TASK REQUIREMENTS: Write out the listing below in full and exactly, leaving out every picture.
________________
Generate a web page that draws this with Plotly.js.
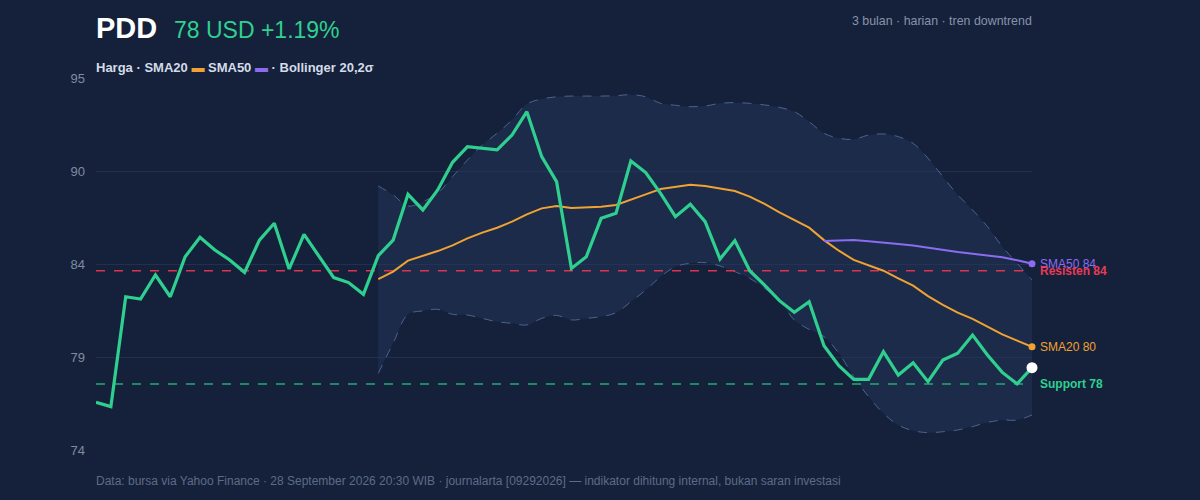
<!DOCTYPE html>
<html>
<head>
<meta charset="utf-8">
<script src="https://cdn.plot.ly/plotly-3.0.1.min.js"></script>
<style>
html,body{margin:0;padding:0;background:#15213a;}
#chart{width:1200px;height:500px;}
</style>
</head>
<body>
<div id="chart"></div>
<script>
// Daily closing prices (64 trading days)
const price = [76.69,76.45,82.65,82.52,83.88,82.65,84.91,86.01,85.29,84.73,
84.03,85.85,86.80,84.22,86.17,84.97,83.73,83.45,82.79,84.97,
85.85,88.43,87.55,88.68,90.24,91.12,91.03,90.94,91.78,93.10,
90.56,89.15,84.25,84.91,87.08,87.36,90.31,89.66,88.49,87.17,
87.87,86.89,84.78,85.82,84.12,83.31,82.43,81.77,82.37,79.89,
78.76,77.99,77.99,79.55,78.23,78.93,77.86,79.08,79.46,80.49,
79.36,78.38,77.73,78.65];
// SMA20 from index 19
const sma20 = [83.65,84.07,84.69,84.95,85.23,85.55,85.95,86.27,86.55,86.89,
87.30,87.64,87.77,87.66,87.68,87.73,87.83,88.11,88.43,88.73,
88.86,88.97,88.90,88.77,88.62,88.30,87.89,87.42,86.98,86.55,
85.85,85.25,84.73,84.41,84.12,83.69,83.28,82.69,82.19,81.75,
81.40,80.96,80.53,80.17,79.83];
// SMA50 from index 49
const sma50 = [85.80,85.84,85.85,85.78,85.72,85.63,85.55,85.42,85.29,85.18,
85.08,84.99,84.88,84.71,84.52];
// Bollinger 20,2 from index 19
const bbUpper = [88.90,88.40,87.77,88.02,88.49,89.43,90.37,91.22,91.88,92.63,
93.53,93.81,93.94,93.98,93.98,93.98,94.00,94.06,93.94,93.57,
93.46,93.38,93.42,93.57,93.61,93.57,93.48,93.34,93.10,92.53,
91.88,91.60,91.54,91.78,91.84,91.69,91.31,90.47,89.43,88.40,
87.55,86.61,85.48,84.54,83.60];
const bbLower = [78.33,80.03,81.66,81.85,81.94,81.66,81.62,81.43,81.24,81.15,
81.06,81.43,81.60,81.34,81.43,81.53,81.75,82.37,83.03,83.78,
84.35,84.54,84.58,84.39,84.07,83.69,83.13,82.47,81.34,80.81,
80.40,79.46,78.14,77.01,76.07,75.41,75.09,74.98,75.03,75.13,
75.32,75.56,75.69,75.69,75.98];
const resistance = 84.12;
const support = 77.73;
const tickVals = [74, 79.25, 84.5, 89.75, 95];
const tickText = ["74", "79", "84", "90", "95"];
const labels = {sma50: "SMA50 84", resist: "Resisten 84", sma20: "SMA20 80", support: "Support 78"};

const idx = price.map((_, i) => i);
const idx20 = sma20.map((_, i) => i + 19);
const idx50 = sma50.map((_, i) => i + 49);
const last = price.length - 1;

const C = {bg:'#15213a', green:'#2fd08f', orange:'#f0a232', purple:'#8b6cf0', red:'#dc3550',
  band:'#4b6391', grid:'#213050', tick:'#7f8ba3', text:'#d3dbe8'};

const traces = [
  {x: idx20, y: bbLower, mode:'lines', line:{color:C.band, width:1, dash:'dash', shape:'spline'}, hoverinfo:'skip'},
  {x: idx20, y: bbUpper, mode:'lines', line:{color:C.band, width:1, dash:'dash', shape:'spline'}, fill:'tonexty', fillcolor:'rgba(38,58,98,0.42)', hoverinfo:'skip'},
  {x: [0, last], y: [resistance, resistance], mode:'lines', line:{color:C.red, width:1.6, dash:'dash'}, hoverinfo:'skip'},
  {x: [0, last], y: [support, support], mode:'lines', line:{color:'#24a878', width:1.6, dash:'dash'}, hoverinfo:'skip'},
  {x: idx20, y: sma20, mode:'lines', line:{color:C.orange, width:2}, hoverinfo:'skip'},
  {x: idx50, y: sma50, mode:'lines', line:{color:C.purple, width:2}, hoverinfo:'skip'},
  {x: idx, y: price, mode:'lines', line:{color:C.green, width:3.2}, hoverinfo:'skip', cliponaxis:false},
  {x: [last], y: [sma20[sma20.length-1]], mode:'markers', marker:{color:C.orange, size:7}, hoverinfo:'skip', cliponaxis:false},
  {x: [last], y: [sma50[sma50.length-1]], mode:'markers', marker:{color:C.purple, size:7}, hoverinfo:'skip', cliponaxis:false},
  {x: [last], y: [price[last]], mode:'markers', marker:{color:'#ffffff', size:11}, hoverinfo:'skip', cliponaxis:false}
];

const F = 'Liberation Sans, Arial, sans-serif';
const annotations = [
  {xref:'paper', yref:'paper', x:-0.002, y:1.134, xanchor:'left', yanchor:'middle', showarrow:false,
   text:'<b>PDD</b>', font:{family:F, size:29, color:'#ffffff'}},
  {xref:'paper', yref:'paper', x:0.0815, y:1.130, xanchor:'left', yanchor:'middle', showarrow:false,
   text:'78 USD +1.19%', font:{family:F, size:23, color:C.green}},
  {xref:'paper', yref:'paper', x:1.002, y:1.153, xanchor:'right', yanchor:'middle', showarrow:false,
   text:'3 bulan · harian · tren downtrend', font:{family:F, size:12.4, color:'#8593ab'}},
  {xref:'paper', yref:'paper', x:-0.002, y:1.028, xanchor:'left', yanchor:'middle', showarrow:false,
   text:'<b>Harga · SMA20 <span style="color:'+C.orange+'">▬</span> SMA50 <span style="color:'+C.purple+'">▬</span> · Bollinger 20,2σ</b>',
   font:{family:F, size:13, color:C.text}},
  {xref:'paper', yref:'paper', x:-0.002, y:-0.083, xanchor:'left', yanchor:'middle', showarrow:false,
   text:'Data: bursa via Yahoo Finance · 28 September 2026 20:30 WIB · journalarta [09292026] — indikator dihitung internal, bukan saran investasi',
   font:{family:F, size:12, color:'#5d6b88'}},
  {xref:'x', yref:'y', x:last, y:sma50[sma50.length-1], xshift:6, xanchor:'left', yanchor:'middle', showarrow:false,
   text:labels.sma50, font:{family:F, size:12, color:C.purple}},
  {xref:'x', yref:'y', x:last, y:resistance, xshift:6, xanchor:'left', yanchor:'middle', showarrow:false,
   text:'<b>'+labels.resist+'</b>', font:{family:F, size:12, color:'#e83a56'}},
  {xref:'x', yref:'y', x:last, y:sma20[sma20.length-1], xshift:6, xanchor:'left', yanchor:'middle', showarrow:false,
   text:labels.sma20, font:{family:F, size:12, color:C.orange}},
  {xref:'x', yref:'y', x:last, y:support, xshift:6, xanchor:'left', yanchor:'middle', showarrow:false,
   text:'<b>'+labels.support+'</b>', font:{family:F, size:12, color:C.green}}
];

const layout = {
  width:1200, height:500,
  paper_bgcolor:C.bg, plot_bgcolor:C.bg,
  margin:{l:96, r:168, t:78, b:50},
  showlegend:false,
  font:{family:F, color:C.tick},
  xaxis:{range:[0, last], showgrid:false, zeroline:false, showticklabels:false, showline:false, fixedrange:true},
  yaxis:{range:[74, 95], tickvals:tickVals, ticktext:tickText, showgrid:true, gridcolor:C.grid, gridwidth:1,
    zeroline:false, showline:false, ticks:'', ticklabelstandoff:10, tickfont:{family:F, size:13, color:C.tick}, fixedrange:true},
  annotations:annotations
};

Plotly.newPlot('chart', traces, layout, {displayModeBar:false, staticPlot:true});
</script>
</body>
</html>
________________
FINISHED EXERCISE:
Generate a web page that draws this with Plotly.js.
<!DOCTYPE html>
<html>
<head>
<meta charset="utf-8">
<script src="https://cdn.plot.ly/plotly-3.0.1.min.js"></script>
<style>
html,body{margin:0;padding:0;background:#15213a;}
#chart{width:1200px;height:500px;}
</style>
</head>
<body>
<div id="chart"></div>
<script>
// Daily closing prices (64 trading days)
const price = [76.69,76.45,82.65,82.52,83.88,82.65,84.91,86.01,85.29,84.73,
84.03,85.85,86.80,84.22,86.17,84.97,83.73,83.45,82.79,84.97,
85.85,88.43,87.55,88.68,90.24,91.12,91.03,90.94,91.78,93.10,
90.56,89.15,84.25,84.91,87.08,87.36,90.31,89.66,88.49,87.17,
87.87,86.89,84.78,85.82,84.12,83.31,82.43,81.77,82.37,79.89,
78.76,77.99,77.99,79.55,78.23,78.93,77.86,79.08,79.46,80.49,
79.36,78.38,77.73,78.65];
// SMA20 from index 19
const sma20 = [83.65,84.07,84.69,84.95,85.23,85.55,85.95,86.27,86.55,86.89,
87.30,87.64,87.77,87.66,87.68,87.73,87.83,88.11,88.43,88.73,
88.86,88.97,88.90,88.77,88.62,88.30,87.89,87.42,86.98,86.55,
85.85,85.25,84.73,84.41,84.12,83.69,83.28,82.69,82.19,81.75,
81.40,80.96,80.53,80.17,79.83];
// SMA50 from index 49
const sma50 = [85.80,85.84,85.85,85.78,85.72,85.63,85.55,85.42,85.29,85.18,
85.08,84.99,84.88,84.71,84.52];
// Bollinger 20,2 from index 19
const bbUpper = [88.90,88.40,87.77,88.02,88.49,89.43,90.37,91.22,91.88,92.63,
93.53,93.81,93.94,93.98,93.98,93.98,94.00,94.06,93.94,93.57,
93.46,93.38,93.42,93.57,93.61,93.57,93.48,93.34,93.10,92.53,
91.88,91.60,91.54,91.78,91.84,91.69,91.31,90.47,89.43,88.40,
87.55,86.61,85.48,84.54,83.60];
const bbLower = [78.33,80.03,81.66,81.85,81.94,81.66,81.62,81.43,81.24,81.15,
81.06,81.43,81.60,81.34,81.43,81.53,81.75,82.37,83.03,83.78,
84.35,84.54,84.58,84.39,84.07,83.69,83.13,82.47,81.34,80.81,
80.40,79.46,78.14,77.01,76.07,75.41,75.09,74.98,75.03,75.13,
75.32,75.56,75.69,75.69,75.98];
const resistance = 84.12;
const support = 77.73;
const tickVals = [74, 79.25, 84.5, 89.75, 95];
const tickText = ["74", "79", "84", "90", "95"];
const labels = {sma50: "SMA50 84", resist: "Resisten 84", sma20: "SMA20 80", support: "Support 78"};

const idx = price.map((_, i) => i);
const idx20 = sma20.map((_, i) => i + 19);
const idx50 = sma50.map((_, i) => i + 49);
const last = price.length - 1;

const C = {bg:'#15213a', green:'#2fd08f', orange:'#f0a232', purple:'#8b6cf0', red:'#dc3550',
  band:'#4b6391', grid:'#213050', tick:'#7f8ba3', text:'#d3dbe8'};

const traces = [
  {x: idx20, y: bbLower, mode:'lines', line:{color:C.band, width:1, dash:'dash', shape:'spline'}, hoverinfo:'skip'},
  {x: idx20, y: bbUpper, mode:'lines', line:{color:C.band, width:1, dash:'dash', shape:'spline'}, fill:'tonexty', fillcolor:'rgba(38,58,98,0.42)', hoverinfo:'skip'},
  {x: [0, last], y: [resistance, resistance], mode:'lines', line:{color:C.red, width:1.6, dash:'dash'}, hoverinfo:'skip'},
  {x: [0, last], y: [support, support], mode:'lines', line:{color:'#24a878', width:1.6, dash:'dash'}, hoverinfo:'skip'},
  {x: idx20, y: sma20, mode:'lines', line:{color:C.orange, width:2}, hoverinfo:'skip'},
  {x: idx50, y: sma50, mode:'lines', line:{color:C.purple, width:2}, hoverinfo:'skip'},
  {x: idx, y: price, mode:'lines', line:{color:C.green, width:3.2}, hoverinfo:'skip', cliponaxis:false},
  {x: [last], y: [sma20[sma20.length-1]], mode:'markers', marker:{color:C.orange, size:7}, hoverinfo:'skip', cliponaxis:false},
  {x: [last], y: [sma50[sma50.length-1]], mode:'markers', marker:{color:C.purple, size:7}, hoverinfo:'skip', cliponaxis:false},
  {x: [last], y: [price[last]], mode:'markers', marker:{color:'#ffffff', size:11}, hoverinfo:'skip', cliponaxis:false}
];

const F = 'Liberation Sans, Arial, sans-serif';
const annotations = [
  {xref:'paper', yref:'paper', x:-0.002, y:1.134, xanchor:'left', yanchor:'middle', showarrow:false,
   text:'<b>PDD</b>', font:{family:F, size:29, color:'#ffffff'}},
  {xref:'paper', yref:'paper', x:0.0815, y:1.130, xanchor:'left', yanchor:'middle', showarrow:false,
   text:'78 USD +1.19%', font:{family:F, size:23, color:C.green}},
  {xref:'paper', yref:'paper', x:1.002, y:1.153, xanchor:'right', yanchor:'middle', showarrow:false,
   text:'3 bulan · harian · tren downtrend', font:{family:F, size:12.4, color:'#8593ab'}},
  {xref:'paper', yref:'paper', x:-0.002, y:1.028, xanchor:'left', yanchor:'middle', showarrow:false,
   text:'<b>Harga · SMA20 <span style="color:'+C.orange+'">▬</span> SMA50 <span style="color:'+C.purple+'">▬</span> · Bollinger 20,2σ</b>',
   font:{family:F, size:13, color:C.text}},
  {xref:'paper', yref:'paper', x:-0.002, y:-0.083, xanchor:'left', yanchor:'middle', showarrow:false,
   text:'Data: bursa via Yahoo Finance · 28 September 2026 20:30 WIB · journalarta [09292026] — indikator dihitung internal, bukan saran investasi',
   font:{family:F, size:12, color:'#5d6b88'}},
  {xref:'x', yref:'y', x:last, y:sma50[sma50.length-1], xshift:6, xanchor:'left', yanchor:'middle', showarrow:false,
   text:labels.sma50, font:{family:F, size:12, color:C.purple}},
  {xref:'x', yref:'y', x:last, y:resistance, xshift:6, xanchor:'left', yanchor:'middle', showarrow:false,
   text:'<b>'+labels.resist+'</b>', font:{family:F, size:12, color:'#e83a56'}},
  {xref:'x', yref:'y', x:last, y:sma20[sma20.length-1], xshift:6, xanchor:'left', yanchor:'middle', showarrow:false,
   text:labels.sma20, font:{family:F, size:12, color:C.orange}},
  {xref:'x', yref:'y', x:last, y:support, xshift:6, xanchor:'left', yanchor:'middle', showarrow:false,
   text:'<b>'+labels.support+'</b>', font:{family:F, size:12, color:C.green}}
];

const layout = {
  width:1200, height:500,
  paper_bgcolor:C.bg, plot_bgcolor:C.bg,
  margin:{l:96, r:168, t:78, b:50},
  showlegend:false,
  font:{family:F, color:C.tick},
  xaxis:{range:[0, last], showgrid:false, zeroline:false, showticklabels:false, showline:false, fixedrange:true},
  yaxis:{range:[74, 95], tickvals:tickVals, ticktext:tickText, showgrid:true, gridcolor:C.grid, gridwidth:1,
    zeroline:false, showline:false, ticks:'', ticklabelstandoff:10, tickfont:{family:F, size:13, color:C.tick}, fixedrange:true},
  annotations:annotations
};

Plotly.newPlot('chart', traces, layout, {displayModeBar:false, staticPlot:true});
</script>
</body>
</html>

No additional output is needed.